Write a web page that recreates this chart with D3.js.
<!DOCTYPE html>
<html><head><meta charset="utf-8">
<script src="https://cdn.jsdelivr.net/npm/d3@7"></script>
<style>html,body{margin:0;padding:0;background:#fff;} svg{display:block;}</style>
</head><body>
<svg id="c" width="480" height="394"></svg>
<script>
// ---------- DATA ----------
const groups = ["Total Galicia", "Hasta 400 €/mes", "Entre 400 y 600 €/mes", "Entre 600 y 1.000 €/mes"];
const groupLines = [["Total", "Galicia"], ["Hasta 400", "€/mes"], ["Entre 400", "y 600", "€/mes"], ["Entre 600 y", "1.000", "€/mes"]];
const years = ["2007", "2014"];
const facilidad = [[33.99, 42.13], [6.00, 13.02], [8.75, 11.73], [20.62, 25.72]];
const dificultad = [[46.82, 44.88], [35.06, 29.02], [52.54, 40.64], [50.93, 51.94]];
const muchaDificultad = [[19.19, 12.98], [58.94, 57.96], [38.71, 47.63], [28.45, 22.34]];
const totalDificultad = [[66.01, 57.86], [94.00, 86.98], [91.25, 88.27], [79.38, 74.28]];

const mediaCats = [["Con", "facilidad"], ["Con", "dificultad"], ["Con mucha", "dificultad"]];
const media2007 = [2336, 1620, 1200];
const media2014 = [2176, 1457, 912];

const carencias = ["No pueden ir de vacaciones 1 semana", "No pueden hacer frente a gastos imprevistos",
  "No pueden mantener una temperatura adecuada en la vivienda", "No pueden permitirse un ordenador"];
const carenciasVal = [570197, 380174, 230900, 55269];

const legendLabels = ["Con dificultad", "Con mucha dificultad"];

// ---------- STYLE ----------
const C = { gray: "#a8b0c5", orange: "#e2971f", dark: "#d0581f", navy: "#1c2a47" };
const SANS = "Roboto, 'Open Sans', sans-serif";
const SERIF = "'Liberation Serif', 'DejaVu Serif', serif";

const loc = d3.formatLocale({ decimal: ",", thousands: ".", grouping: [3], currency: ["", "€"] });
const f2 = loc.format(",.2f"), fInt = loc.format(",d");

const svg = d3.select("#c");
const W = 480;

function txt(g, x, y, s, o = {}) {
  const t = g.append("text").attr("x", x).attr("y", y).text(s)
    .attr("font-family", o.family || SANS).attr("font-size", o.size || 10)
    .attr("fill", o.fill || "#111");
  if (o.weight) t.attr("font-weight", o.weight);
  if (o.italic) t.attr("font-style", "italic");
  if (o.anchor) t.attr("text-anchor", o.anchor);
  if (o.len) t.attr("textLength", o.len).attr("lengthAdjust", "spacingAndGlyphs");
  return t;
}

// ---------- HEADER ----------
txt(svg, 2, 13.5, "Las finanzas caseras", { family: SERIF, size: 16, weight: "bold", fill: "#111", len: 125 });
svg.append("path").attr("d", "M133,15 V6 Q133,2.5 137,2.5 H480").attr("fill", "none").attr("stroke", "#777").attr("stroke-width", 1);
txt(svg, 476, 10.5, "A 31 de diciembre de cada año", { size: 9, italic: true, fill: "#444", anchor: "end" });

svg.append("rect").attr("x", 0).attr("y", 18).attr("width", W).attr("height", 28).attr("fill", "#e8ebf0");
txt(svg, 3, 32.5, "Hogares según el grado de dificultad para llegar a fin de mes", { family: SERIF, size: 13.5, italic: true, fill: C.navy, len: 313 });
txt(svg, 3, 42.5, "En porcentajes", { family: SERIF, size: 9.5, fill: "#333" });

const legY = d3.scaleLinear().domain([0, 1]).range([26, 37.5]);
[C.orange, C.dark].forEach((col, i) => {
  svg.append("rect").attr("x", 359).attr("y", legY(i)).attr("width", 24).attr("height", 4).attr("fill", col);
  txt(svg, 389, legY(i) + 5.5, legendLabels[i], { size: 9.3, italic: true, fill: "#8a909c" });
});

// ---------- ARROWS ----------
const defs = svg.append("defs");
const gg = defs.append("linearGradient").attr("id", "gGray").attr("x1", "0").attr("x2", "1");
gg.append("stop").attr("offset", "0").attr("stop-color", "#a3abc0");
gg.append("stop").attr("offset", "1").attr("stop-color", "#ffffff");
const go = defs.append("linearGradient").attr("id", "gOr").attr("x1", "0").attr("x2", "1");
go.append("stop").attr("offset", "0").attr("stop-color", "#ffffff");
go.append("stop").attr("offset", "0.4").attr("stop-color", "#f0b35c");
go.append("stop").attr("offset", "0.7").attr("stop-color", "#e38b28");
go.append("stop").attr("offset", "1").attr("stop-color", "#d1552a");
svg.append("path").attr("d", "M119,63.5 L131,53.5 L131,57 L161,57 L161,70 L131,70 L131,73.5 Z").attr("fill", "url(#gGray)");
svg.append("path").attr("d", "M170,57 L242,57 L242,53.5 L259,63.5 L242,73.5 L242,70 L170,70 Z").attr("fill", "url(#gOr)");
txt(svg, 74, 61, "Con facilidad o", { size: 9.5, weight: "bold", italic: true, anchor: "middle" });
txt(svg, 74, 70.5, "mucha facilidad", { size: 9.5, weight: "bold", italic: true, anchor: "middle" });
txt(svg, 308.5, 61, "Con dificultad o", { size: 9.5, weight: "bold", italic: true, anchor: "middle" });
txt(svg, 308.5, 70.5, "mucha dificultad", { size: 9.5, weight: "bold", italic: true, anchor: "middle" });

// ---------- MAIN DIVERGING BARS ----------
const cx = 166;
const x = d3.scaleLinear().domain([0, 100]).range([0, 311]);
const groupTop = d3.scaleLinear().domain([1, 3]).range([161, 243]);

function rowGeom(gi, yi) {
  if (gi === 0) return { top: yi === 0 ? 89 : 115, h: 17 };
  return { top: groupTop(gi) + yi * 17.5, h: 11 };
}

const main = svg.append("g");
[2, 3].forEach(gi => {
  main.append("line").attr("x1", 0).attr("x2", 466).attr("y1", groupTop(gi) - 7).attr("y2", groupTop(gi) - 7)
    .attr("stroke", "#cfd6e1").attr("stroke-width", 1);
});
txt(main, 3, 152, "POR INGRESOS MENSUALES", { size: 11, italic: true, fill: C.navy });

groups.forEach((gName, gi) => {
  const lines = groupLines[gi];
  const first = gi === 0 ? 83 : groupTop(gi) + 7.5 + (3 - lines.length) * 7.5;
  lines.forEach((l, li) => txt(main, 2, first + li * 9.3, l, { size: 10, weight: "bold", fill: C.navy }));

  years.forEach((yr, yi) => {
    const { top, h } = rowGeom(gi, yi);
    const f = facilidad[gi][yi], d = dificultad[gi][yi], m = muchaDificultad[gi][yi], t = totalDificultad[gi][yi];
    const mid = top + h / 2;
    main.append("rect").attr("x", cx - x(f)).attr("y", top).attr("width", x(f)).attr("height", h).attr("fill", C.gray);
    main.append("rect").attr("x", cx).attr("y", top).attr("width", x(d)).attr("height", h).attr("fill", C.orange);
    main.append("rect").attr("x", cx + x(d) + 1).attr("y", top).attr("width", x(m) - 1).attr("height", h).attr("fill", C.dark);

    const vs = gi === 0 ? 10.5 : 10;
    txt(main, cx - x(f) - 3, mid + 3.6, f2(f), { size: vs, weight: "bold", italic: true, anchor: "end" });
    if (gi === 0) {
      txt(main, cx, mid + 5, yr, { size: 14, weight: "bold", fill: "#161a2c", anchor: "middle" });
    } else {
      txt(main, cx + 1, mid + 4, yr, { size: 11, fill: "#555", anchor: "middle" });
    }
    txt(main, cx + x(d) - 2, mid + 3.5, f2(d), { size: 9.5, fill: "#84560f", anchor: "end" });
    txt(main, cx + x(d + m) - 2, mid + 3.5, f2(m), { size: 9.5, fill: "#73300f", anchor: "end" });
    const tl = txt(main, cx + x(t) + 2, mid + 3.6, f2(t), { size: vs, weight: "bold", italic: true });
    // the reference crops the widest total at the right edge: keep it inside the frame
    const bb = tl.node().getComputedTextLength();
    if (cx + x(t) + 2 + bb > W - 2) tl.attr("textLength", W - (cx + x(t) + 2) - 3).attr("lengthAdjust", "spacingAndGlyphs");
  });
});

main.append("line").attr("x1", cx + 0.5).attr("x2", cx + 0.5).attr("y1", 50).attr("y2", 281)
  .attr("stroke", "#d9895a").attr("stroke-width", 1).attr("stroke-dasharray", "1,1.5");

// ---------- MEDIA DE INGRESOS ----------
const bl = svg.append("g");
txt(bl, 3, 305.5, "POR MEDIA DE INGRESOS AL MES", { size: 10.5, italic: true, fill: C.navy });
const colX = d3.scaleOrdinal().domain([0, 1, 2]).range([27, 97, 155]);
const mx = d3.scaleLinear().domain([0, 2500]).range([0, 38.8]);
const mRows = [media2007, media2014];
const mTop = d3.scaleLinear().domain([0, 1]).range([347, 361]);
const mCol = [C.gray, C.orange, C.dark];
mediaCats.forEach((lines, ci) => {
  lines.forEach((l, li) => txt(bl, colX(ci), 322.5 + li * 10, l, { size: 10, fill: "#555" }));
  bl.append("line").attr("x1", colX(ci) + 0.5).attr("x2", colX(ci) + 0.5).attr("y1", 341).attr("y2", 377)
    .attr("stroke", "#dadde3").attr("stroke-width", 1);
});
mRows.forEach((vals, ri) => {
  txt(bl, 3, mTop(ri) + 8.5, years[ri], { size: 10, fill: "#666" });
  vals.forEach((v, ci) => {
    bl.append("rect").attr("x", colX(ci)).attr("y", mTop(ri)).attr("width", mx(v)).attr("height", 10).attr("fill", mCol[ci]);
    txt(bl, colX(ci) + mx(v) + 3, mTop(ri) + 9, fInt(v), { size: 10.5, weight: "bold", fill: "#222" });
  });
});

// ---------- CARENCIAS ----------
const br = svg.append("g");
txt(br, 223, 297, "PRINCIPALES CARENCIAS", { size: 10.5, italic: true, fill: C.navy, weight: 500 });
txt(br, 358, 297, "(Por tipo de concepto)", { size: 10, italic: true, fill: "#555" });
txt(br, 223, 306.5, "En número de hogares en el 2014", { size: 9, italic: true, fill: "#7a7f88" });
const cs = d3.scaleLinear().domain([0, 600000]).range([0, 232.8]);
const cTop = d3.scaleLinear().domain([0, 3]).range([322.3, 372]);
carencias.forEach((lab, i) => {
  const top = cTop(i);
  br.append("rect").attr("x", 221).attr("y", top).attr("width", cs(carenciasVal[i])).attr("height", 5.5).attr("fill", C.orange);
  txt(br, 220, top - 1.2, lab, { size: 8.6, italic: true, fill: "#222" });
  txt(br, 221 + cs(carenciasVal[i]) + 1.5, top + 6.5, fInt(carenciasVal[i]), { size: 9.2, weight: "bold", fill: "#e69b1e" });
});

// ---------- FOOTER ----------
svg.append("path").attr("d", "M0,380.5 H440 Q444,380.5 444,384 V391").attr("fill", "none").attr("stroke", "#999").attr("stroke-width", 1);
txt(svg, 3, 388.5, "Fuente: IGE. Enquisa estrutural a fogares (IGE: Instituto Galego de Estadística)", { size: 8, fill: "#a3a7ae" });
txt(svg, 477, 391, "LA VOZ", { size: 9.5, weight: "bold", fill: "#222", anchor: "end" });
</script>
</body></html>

####

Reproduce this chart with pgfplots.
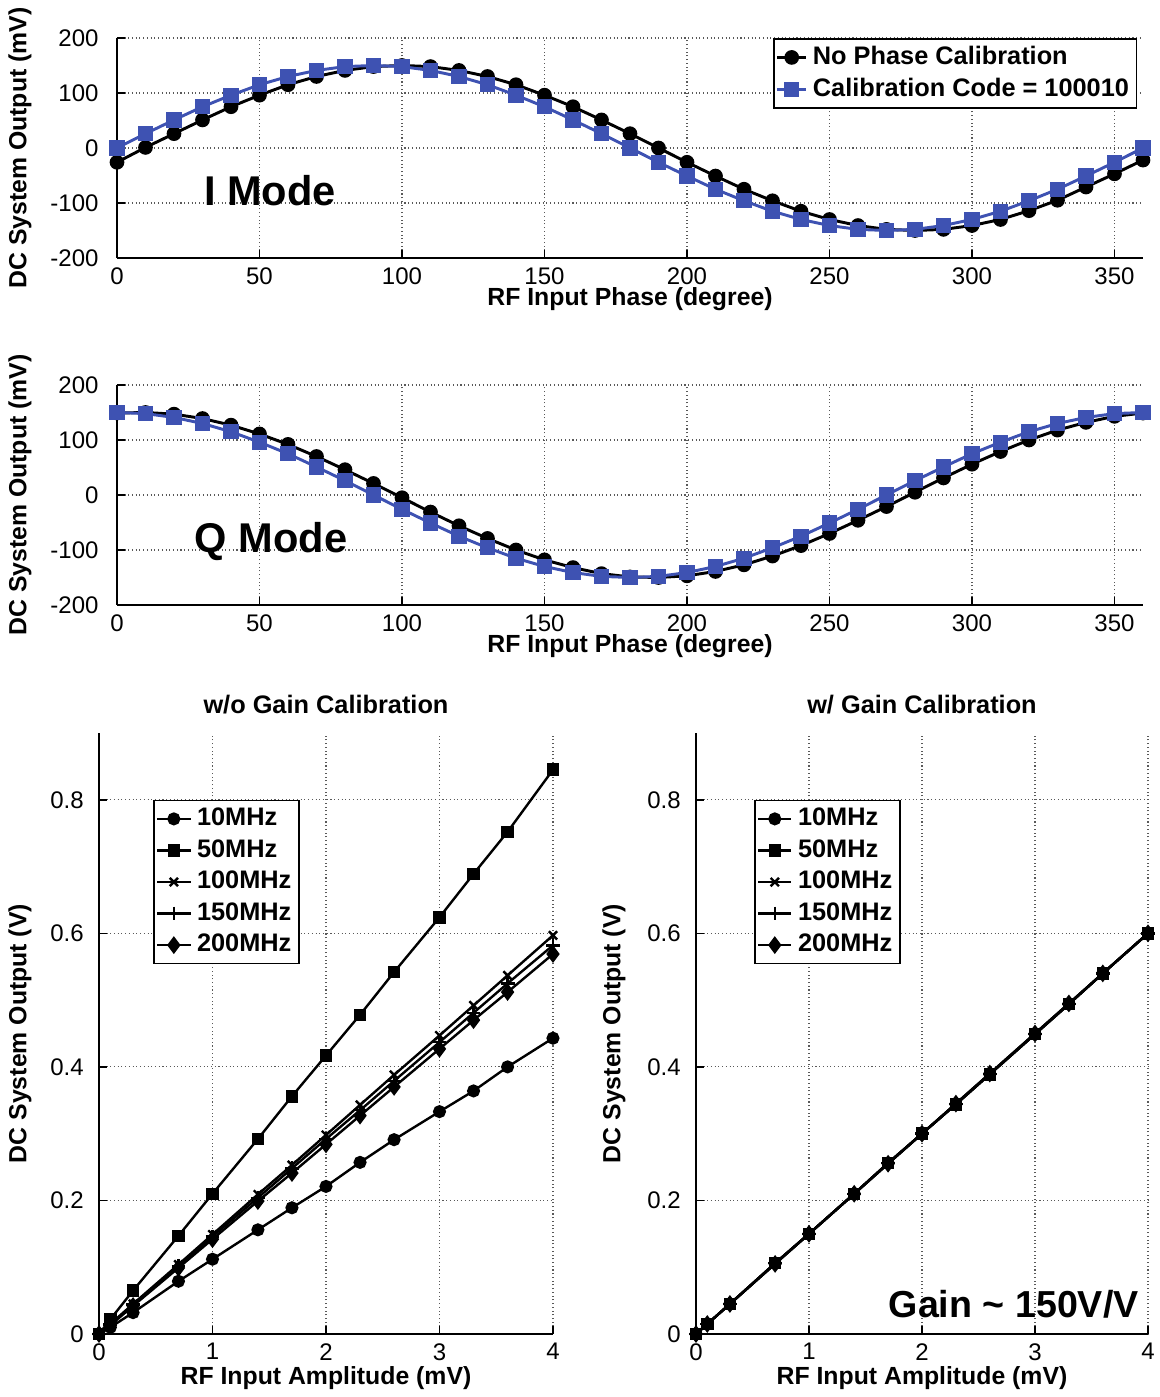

####

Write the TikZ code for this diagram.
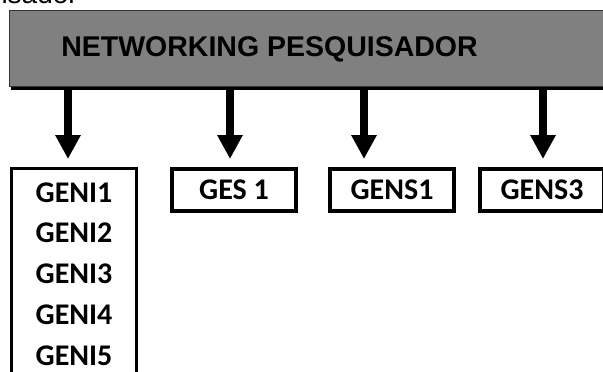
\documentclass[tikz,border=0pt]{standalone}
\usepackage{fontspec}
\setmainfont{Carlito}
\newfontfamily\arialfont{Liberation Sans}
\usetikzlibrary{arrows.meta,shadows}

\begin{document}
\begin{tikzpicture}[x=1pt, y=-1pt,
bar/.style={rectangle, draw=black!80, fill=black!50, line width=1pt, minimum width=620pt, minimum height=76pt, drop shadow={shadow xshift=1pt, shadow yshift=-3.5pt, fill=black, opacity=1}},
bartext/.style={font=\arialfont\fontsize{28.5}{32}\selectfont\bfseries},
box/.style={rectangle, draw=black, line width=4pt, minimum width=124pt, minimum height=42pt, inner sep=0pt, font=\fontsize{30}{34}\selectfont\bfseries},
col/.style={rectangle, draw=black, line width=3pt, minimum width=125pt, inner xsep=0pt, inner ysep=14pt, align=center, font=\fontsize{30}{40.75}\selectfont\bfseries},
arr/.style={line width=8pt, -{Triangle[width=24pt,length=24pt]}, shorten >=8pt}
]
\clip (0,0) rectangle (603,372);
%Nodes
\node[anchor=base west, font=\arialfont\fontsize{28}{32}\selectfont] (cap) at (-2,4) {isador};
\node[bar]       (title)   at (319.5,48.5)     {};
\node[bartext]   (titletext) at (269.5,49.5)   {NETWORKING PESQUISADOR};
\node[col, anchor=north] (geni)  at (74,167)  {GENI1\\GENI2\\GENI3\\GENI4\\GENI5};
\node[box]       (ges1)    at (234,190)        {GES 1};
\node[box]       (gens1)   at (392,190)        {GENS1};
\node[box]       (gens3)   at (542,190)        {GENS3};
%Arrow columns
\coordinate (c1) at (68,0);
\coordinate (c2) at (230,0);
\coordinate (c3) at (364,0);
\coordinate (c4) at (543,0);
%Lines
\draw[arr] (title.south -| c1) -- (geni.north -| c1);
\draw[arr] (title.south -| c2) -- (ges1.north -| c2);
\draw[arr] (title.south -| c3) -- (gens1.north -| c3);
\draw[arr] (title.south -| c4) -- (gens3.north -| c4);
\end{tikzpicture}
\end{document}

####

:: WHAT YOU ARE ASKED TO DO ::
Copy out precisely the lines from the line with "Write a web" to the line with "const W = 480;" in the material above, including those two lines and omitting all the rest.

:: SOLUTION TO THIS TASK ::
Write a web page that recreates this chart with D3.js.
<!DOCTYPE html>
<html><head><meta charset="utf-8">
<script src="https://cdn.jsdelivr.net/npm/d3@7"></script>
<style>html,body{margin:0;padding:0;background:#fff;} svg{display:block;}</style>
</head><body>
<svg id="c" width="480" height="394"></svg>
<script>
// ---------- DATA ----------
const groups = ["Total Galicia", "Hasta 400 €/mes", "Entre 400 y 600 €/mes", "Entre 600 y 1.000 €/mes"];
const groupLines = [["Total", "Galicia"], ["Hasta 400", "€/mes"], ["Entre 400", "y 600", "€/mes"], ["Entre 600 y", "1.000", "€/mes"]];
const years = ["2007", "2014"];
const facilidad = [[33.99, 42.13], [6.00, 13.02], [8.75, 11.73], [20.62, 25.72]];
const dificultad = [[46.82, 44.88], [35.06, 29.02], [52.54, 40.64], [50.93, 51.94]];
const muchaDificultad = [[19.19, 12.98], [58.94, 57.96], [38.71, 47.63], [28.45, 22.34]];
const totalDificultad = [[66.01, 57.86], [94.00, 86.98], [91.25, 88.27], [79.38, 74.28]];

const mediaCats = [["Con", "facilidad"], ["Con", "dificultad"], ["Con mucha", "dificultad"]];
const media2007 = [2336, 1620, 1200];
const media2014 = [2176, 1457, 912];

const carencias = ["No pueden ir de vacaciones 1 semana", "No pueden hacer frente a gastos imprevistos",
  "No pueden mantener una temperatura adecuada en la vivienda", "No pueden permitirse un ordenador"];
const carenciasVal = [570197, 380174, 230900, 55269];

const legendLabels = ["Con dificultad", "Con mucha dificultad"];

// ---------- STYLE ----------
const C = { gray: "#a8b0c5", orange: "#e2971f", dark: "#d0581f", navy: "#1c2a47" };
const SANS = "Roboto, 'Open Sans', sans-serif";
const SERIF = "'Liberation Serif', 'DejaVu Serif', serif";

const loc = d3.formatLocale({ decimal: ",", thousands: ".", grouping: [3], currency: ["", "€"] });
const f2 = loc.format(",.2f"), fInt = loc.format(",d");

const svg = d3.select("#c");
const W = 480;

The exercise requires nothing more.